Transcribe all of the material below word for word and leave out its pictures.

Charts and diagrams as code
* * *

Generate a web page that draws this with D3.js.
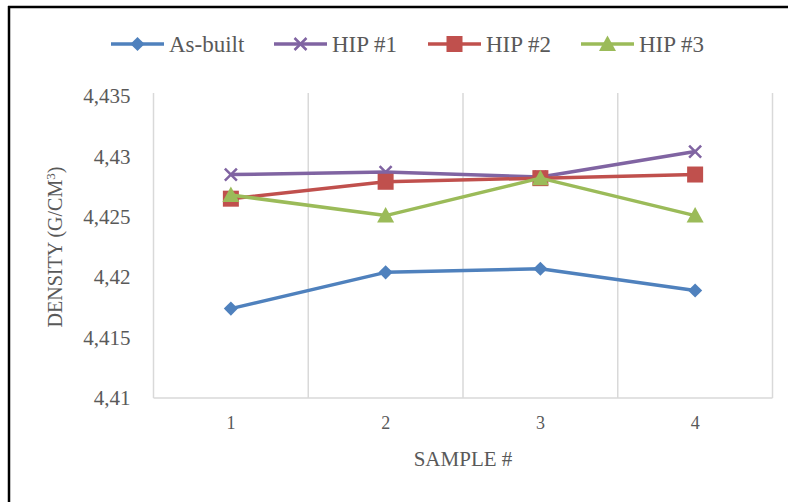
<!DOCTYPE html>
<html>
<head>
<meta charset="utf-8">
<script src="https://cdn.jsdelivr.net/npm/d3@7"></script>
<style>
html,body{margin:0;padding:0;background:#fff;}
svg{display:block;}
text{font-family:"Liberation Serif","DejaVu Serif",serif;fill:#595959;}
</style>
</head>
<body>
<svg id="chart" width="788" height="502"></svg>
<script>
const categories = ["1", "2", "3", "4"];
const seriesNames = ["As-built", "HIP #1", "HIP #2", "HIP #3"];
const asBuilt = [4.4174, 4.4204, 4.4207, 4.4189];
const hip1 = [4.4285, 4.4287, 4.4283, 4.4304];
const hip2 = [4.4265, 4.4279, 4.4282, 4.4285];
const hip3 = [4.4268, 4.4251, 4.4282, 4.4251];
const yTicks = [4.41, 4.415, 4.42, 4.425, 4.43, 4.435];
const yTickLabels = ["4,41", "4,415", "4,42", "4,425", "4,43", "4,435"];
const colors = ["#4F81BD", "#8064A2", "#C0504D", "#9BBB59"];
const markers = ["diamond", "x", "square", "triangle"];

const seriesValues = [asBuilt, hip1, hip2, hip3];
const svg = d3.select("#chart");

// outer border (top and left only)
svg.append("line").attr("x1", 8).attr("x2", 788).attr("y1", 7).attr("y2", 7)
  .attr("stroke", "#000").attr("stroke-width", 2.5);
svg.append("line").attr("x1", 9).attr("x2", 9).attr("y1", 6).attr("y2", 502)
  .attr("stroke", "#000").attr("stroke-width", 2.5);

const pLeft = 153.5, pRight = 772.5, pTop = 96, pBottom = 398;
const x = d3.scaleBand().domain(categories).range([pLeft, pRight]);
const y = d3.scaleLinear().domain([4.41, 4.435]).range([pBottom, pTop]);

// vertical gridlines at band boundaries
const bounds = categories.map(c => x(c)).concat([x(categories[categories.length - 1]) + x.bandwidth()]);
svg.append("g").selectAll("line").data(bounds).join("line")
  .attr("x1", d => d).attr("x2", d => d)
  .attr("y1", pTop - 3).attr("y2", pBottom)
  .attr("stroke", "#d9d9d9").attr("stroke-width", 1.5);
// bottom axis line
svg.append("line").attr("x1", pLeft).attr("x2", pRight).attr("y1", pBottom).attr("y2", pBottom)
  .attr("stroke", "#d9d9d9").attr("stroke-width", 1.5);

// y axis labels
const yAxis = d3.axisLeft(y).tickValues(yTicks)
  .tickFormat((d, i) => yTickLabels[i]).tickSize(0).tickPadding(23);
const gy = svg.append("g").attr("transform", `translate(${pLeft},0)`).call(yAxis);
gy.select(".domain").remove();
gy.selectAll("text").style("font-family", '"Liberation Serif", serif')
  .style("font-size", "21px").attr("fill", "#595959");

// x axis labels
const xAxis = d3.axisBottom(x).tickSize(0).tickPadding(18);
const gx = svg.append("g").attr("transform", `translate(0,${pBottom})`).call(xAxis);
gx.select(".domain").remove();
gx.selectAll("text").style("font-family", '"Liberation Serif", serif')
  .style("font-size", "18px").attr("fill", "#595959");

// axis titles
svg.append("text").attr("x", (pLeft + pRight) / 2).attr("y", 466)
  .attr("text-anchor", "middle").style("font-size", "21px").text("SAMPLE #");
const yt = svg.append("text").attr("transform", "translate(62,247) rotate(-90)")
  .attr("text-anchor", "middle").style("font-size", "20px");
yt.append("tspan").text("DENSITY (G/CM");
yt.append("tspan").attr("dy", -7).style("font-size", "13px").text("3");
yt.append("tspan").attr("dy", 7).text(")");

// marker drawing
function drawMarker(g, type, color, cx, cy) {
  if (type === "diamond") {
    g.append("path").attr("d", d3.symbol(d3.symbolSquare, 100)())
      .attr("transform", `translate(${cx},${cy}) rotate(45)`).attr("fill", color);
  } else if (type === "square") {
    g.append("rect").attr("x", cx - 8).attr("y", cy - 8).attr("width", 16).attr("height", 16)
      .attr("fill", color);
  } else if (type === "triangle") {
    g.append("path").attr("d", `M${cx},${cy - 8.5}L${cx + 8.5},${cy + 7}L${cx - 8.5},${cy + 7}Z`)
      .attr("fill", color);
  } else if (type === "x") {
    g.append("path").attr("d", `M${cx - 6},${cy - 6}L${cx + 6},${cy + 6}M${cx + 6},${cy - 6}L${cx - 6},${cy + 6}`)
      .attr("stroke", color).attr("stroke-width", 2.5).attr("fill", "none");
  }
}

const line = d3.line().x((d, i) => x(categories[i]) + x.bandwidth() / 2).y(d => y(d));
seriesValues.forEach((vals, s) => {
  const g = svg.append("g");
  g.append("path").datum(vals).attr("d", line)
    .attr("fill", "none").attr("stroke", colors[s]).attr("stroke-width", 3.5)
    .attr("stroke-linejoin", "round").attr("stroke-linecap", "round");
  vals.forEach((v, i) => drawMarker(g, markers[s], colors[s], x(categories[i]) + x.bandwidth() / 2, y(v)));
});

// legend
const legendX = [111, 274, 428, 581];
const legendY = 44;
seriesNames.forEach((name, s) => {
  const g = svg.append("g");
  g.append("line").attr("x1", legendX[s]).attr("x2", legendX[s] + 53)
    .attr("y1", legendY).attr("y2", legendY).attr("stroke", colors[s]).attr("stroke-width", 3.5);
  drawMarker(g, markers[s], colors[s], legendX[s] + 26.5, legendY);
  g.append("text").attr("x", legendX[s] + 58).attr("y", legendY).attr("dy", "0.35em")
    .style("font-size", "23px").attr("fill", "#404040").text(name);
});
</script>
</body>
</html>
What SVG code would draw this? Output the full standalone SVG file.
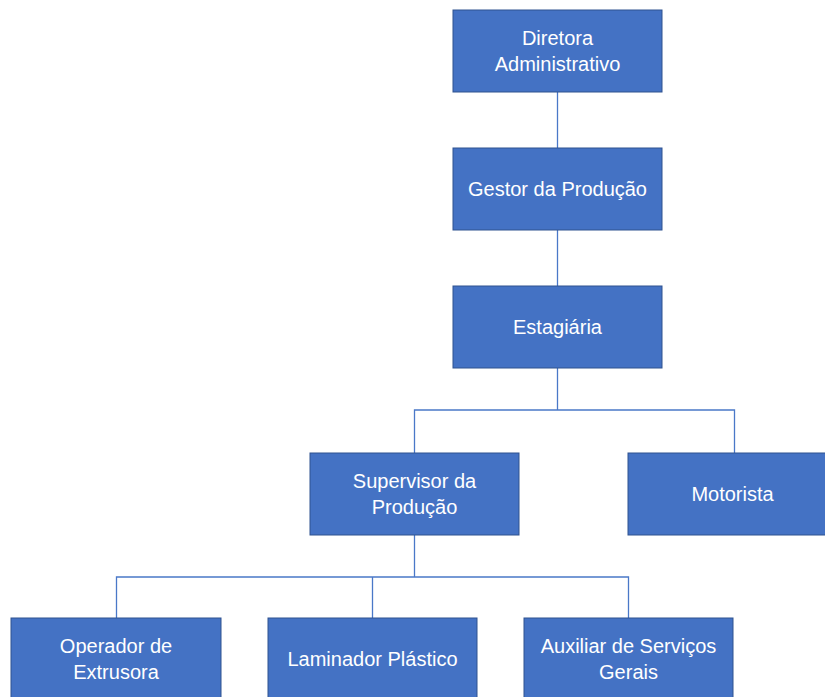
<svg xmlns="http://www.w3.org/2000/svg" width="825" height="697" viewBox="0 0 825 697">
<style>
.box{fill:#4472C4;stroke:#2F528F;stroke-width:1}
.t{fill:#FFFFFF;font-family:"Liberation Sans",Arial,sans-serif;font-size:20px;text-anchor:middle}
.c{fill:none;stroke:#4A78C8;stroke-width:1.3}
</style>
<rect width="825" height="697" fill="#FFFFFF"/>
<g id="connectors">
<path class="c" d="M557.5 92V148"/>
<path class="c" d="M557.5 230V286"/>
<path class="c" d="M557.5 368V410M414.5 453V410H734.5V453"/>
<path class="c" d="M414.5 535V577M116.5 618V577H628.5V618M372.5 577V618"/>
</g>
<g id="diretora">
<rect class="box" x="453" y="10" width="209" height="82"/>
<text class="t" x="557.5" y="45">Diretora</text>
<text class="t" x="557.5" y="71">Administrativo</text>
</g>
<g id="gestor">
<rect class="box" x="453" y="148" width="209" height="82"/>
<text class="t" x="557.5" y="196">Gestor da Produção</text>
</g>
<g id="estagiaria">
<rect class="box" x="453" y="286" width="209" height="82"/>
<text class="t" x="557.5" y="334">Estagiária</text>
</g>
<g id="supervisor">
<rect class="box" x="310" y="453" width="209" height="82"/>
<text class="t" x="414.5" y="488">Supervisor da</text>
<text class="t" x="414.5" y="514">Produção</text>
</g>
<g id="motorista">
<rect class="box" x="628" y="453" width="209" height="82"/>
<text class="t" x="732.5" y="501">Motorista</text>
</g>
<g id="operador">
<rect class="box" x="11" y="618" width="210" height="82"/>
<text class="t" x="116" y="653">Operador de</text>
<text class="t" x="116" y="679">Extrusora</text>
</g>
<g id="laminador">
<rect class="box" x="268" y="618" width="209" height="82"/>
<text class="t" x="372.5" y="666">Laminador Plástico</text>
</g>
<g id="auxiliar">
<rect class="box" x="524" y="618" width="209" height="82"/>
<text class="t" x="628.5" y="653">Auxiliar de Serviços</text>
<text class="t" x="628.5" y="679">Gerais</text>
</g>
</svg>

* * *

◆ Completed exercise ◆
Generate a web page that draws this with D3.js.
<!DOCTYPE html>
<html>
<head>
<meta charset="utf-8">
<script src="https://cdn.jsdelivr.net/npm/d3@7"></script>
<style>
html,body{margin:0;padding:0;background:#fff;}
svg{display:block;}
text{font-family:"Liberation Serif","DejaVu Serif",serif;fill:#595959;}
</style>
</head>
<body>
<svg id="chart" width="788" height="502"></svg>
<script>
const categories = ["1", "2", "3", "4"];
const seriesNames = ["As-built", "HIP #1", "HIP #2", "HIP #3"];
const asBuilt = [4.4174, 4.4204, 4.4207, 4.4189];
const hip1 = [4.4285, 4.4287, 4.4283, 4.4304];
const hip2 = [4.4265, 4.4279, 4.4282, 4.4285];
const hip3 = [4.4268, 4.4251, 4.4282, 4.4251];
const yTicks = [4.41, 4.415, 4.42, 4.425, 4.43, 4.435];
const yTickLabels = ["4,41", "4,415", "4,42", "4,425", "4,43", "4,435"];
const colors = ["#4F81BD", "#8064A2", "#C0504D", "#9BBB59"];
const markers = ["diamond", "x", "square", "triangle"];

const seriesValues = [asBuilt, hip1, hip2, hip3];
const svg = d3.select("#chart");

// outer border (top and left only)
svg.append("line").attr("x1", 8).attr("x2", 788).attr("y1", 7).attr("y2", 7)
  .attr("stroke", "#000").attr("stroke-width", 2.5);
svg.append("line").attr("x1", 9).attr("x2", 9).attr("y1", 6).attr("y2", 502)
  .attr("stroke", "#000").attr("stroke-width", 2.5);

const pLeft = 153.5, pRight = 772.5, pTop = 96, pBottom = 398;
const x = d3.scaleBand().domain(categories).range([pLeft, pRight]);
const y = d3.scaleLinear().domain([4.41, 4.435]).range([pBottom, pTop]);

// vertical gridlines at band boundaries
const bounds = categories.map(c => x(c)).concat([x(categories[categories.length - 1]) + x.bandwidth()]);
svg.append("g").selectAll("line").data(bounds).join("line")
  .attr("x1", d => d).attr("x2", d => d)
  .attr("y1", pTop - 3).attr("y2", pBottom)
  .attr("stroke", "#d9d9d9").attr("stroke-width", 1.5);
// bottom axis line
svg.append("line").attr("x1", pLeft).attr("x2", pRight).attr("y1", pBottom).attr("y2", pBottom)
  .attr("stroke", "#d9d9d9").attr("stroke-width", 1.5);

// y axis labels
const yAxis = d3.axisLeft(y).tickValues(yTicks)
  .tickFormat((d, i) => yTickLabels[i]).tickSize(0).tickPadding(23);
const gy = svg.append("g").attr("transform", `translate(${pLeft},0)`).call(yAxis);
gy.select(".domain").remove();
gy.selectAll("text").style("font-family", '"Liberation Serif", serif')
  .style("font-size", "21px").attr("fill", "#595959");

// x axis labels
const xAxis = d3.axisBottom(x).tickSize(0).tickPadding(18);
const gx = svg.append("g").attr("transform", `translate(0,${pBottom})`).call(xAxis);
gx.select(".domain").remove();
gx.selectAll("text").style("font-family", '"Liberation Serif", serif')
  .style("font-size", "18px").attr("fill", "#595959");

// axis titles
svg.append("text").attr("x", (pLeft + pRight) / 2).attr("y", 466)
  .attr("text-anchor", "middle").style("font-size", "21px").text("SAMPLE #");
const yt = svg.append("text").attr("transform", "translate(62,247) rotate(-90)")
  .attr("text-anchor", "middle").style("font-size", "20px");
yt.append("tspan").text("DENSITY (G/CM");
yt.append("tspan").attr("dy", -7).style("font-size", "13px").text("3");
yt.append("tspan").attr("dy", 7).text(")");

// marker drawing
function drawMarker(g, type, color, cx, cy) {
  if (type === "diamond") {
    g.append("path").attr("d", d3.symbol(d3.symbolSquare, 100)())
      .attr("transform", `translate(${cx},${cy}) rotate(45)`).attr("fill", color);
  } else if (type === "square") {
    g.append("rect").attr("x", cx - 8).attr("y", cy - 8).attr("width", 16).attr("height", 16)
      .attr("fill", color);
  } else if (type === "triangle") {
    g.append("path").attr("d", `M${cx},${cy - 8.5}L${cx + 8.5},${cy + 7}L${cx - 8.5},${cy + 7}Z`)
      .attr("fill", color);
  } else if (type === "x") {
    g.append("path").attr("d", `M${cx - 6},${cy - 6}L${cx + 6},${cy + 6}M${cx + 6},${cy - 6}L${cx - 6},${cy + 6}`)
      .attr("stroke", color).attr("stroke-width", 2.5).attr("fill", "none");
  }
}

const line = d3.line().x((d, i) => x(categories[i]) + x.bandwidth() / 2).y(d => y(d));
seriesValues.forEach((vals, s) => {
  const g = svg.append("g");
  g.append("path").datum(vals).attr("d", line)
    .attr("fill", "none").attr("stroke", colors[s]).attr("stroke-width", 3.5)
    .attr("stroke-linejoin", "round").attr("stroke-linecap", "round");
  vals.forEach((v, i) => drawMarker(g, markers[s], colors[s], x(categories[i]) + x.bandwidth() / 2, y(v)));
});

// legend
const legendX = [111, 274, 428, 581];
const legendY = 44;
seriesNames.forEach((name, s) => {
  const g = svg.append("g");
  g.append("line").attr("x1", legendX[s]).attr("x2", legendX[s] + 53)
    .attr("y1", legendY).attr("y2", legendY).attr("stroke", colors[s]).attr("stroke-width", 3.5);
  drawMarker(g, markers[s], colors[s], legendX[s] + 26.5, legendY);
  g.append("text").attr("x", legendX[s] + 58).attr("y", legendY).attr("dy", "0.35em")
    .style("font-size", "23px").attr("fill", "#404040").text(name);
});
</script>
</body>
</html>
What SVG code would draw this? Output the full standalone SVG file.
<svg xmlns="http://www.w3.org/2000/svg" width="825" height="697" viewBox="0 0 825 697">
<style>
.box{fill:#4472C4;stroke:#2F528F;stroke-width:1}
.t{fill:#FFFFFF;font-family:"Liberation Sans",Arial,sans-serif;font-size:20px;text-anchor:middle}
.c{fill:none;stroke:#4A78C8;stroke-width:1.3}
</style>
<rect width="825" height="697" fill="#FFFFFF"/>
<g id="connectors">
<path class="c" d="M557.5 92V148"/>
<path class="c" d="M557.5 230V286"/>
<path class="c" d="M557.5 368V410M414.5 453V410H734.5V453"/>
<path class="c" d="M414.5 535V577M116.5 618V577H628.5V618M372.5 577V618"/>
</g>
<g id="diretora">
<rect class="box" x="453" y="10" width="209" height="82"/>
<text class="t" x="557.5" y="45">Diretora</text>
<text class="t" x="557.5" y="71">Administrativo</text>
</g>
<g id="gestor">
<rect class="box" x="453" y="148" width="209" height="82"/>
<text class="t" x="557.5" y="196">Gestor da Produção</text>
</g>
<g id="estagiaria">
<rect class="box" x="453" y="286" width="209" height="82"/>
<text class="t" x="557.5" y="334">Estagiária</text>
</g>
<g id="supervisor">
<rect class="box" x="310" y="453" width="209" height="82"/>
<text class="t" x="414.5" y="488">Supervisor da</text>
<text class="t" x="414.5" y="514">Produção</text>
</g>
<g id="motorista">
<rect class="box" x="628" y="453" width="209" height="82"/>
<text class="t" x="732.5" y="501">Motorista</text>
</g>
<g id="operador">
<rect class="box" x="11" y="618" width="210" height="82"/>
<text class="t" x="116" y="653">Operador de</text>
<text class="t" x="116" y="679">Extrusora</text>
</g>
<g id="laminador">
<rect class="box" x="268" y="618" width="209" height="82"/>
<text class="t" x="372.5" y="666">Laminador Plástico</text>
</g>
<g id="auxiliar">
<rect class="box" x="524" y="618" width="209" height="82"/>
<text class="t" x="628.5" y="653">Auxiliar de Serviços</text>
<text class="t" x="628.5" y="679">Gerais</text>
</g>
</svg>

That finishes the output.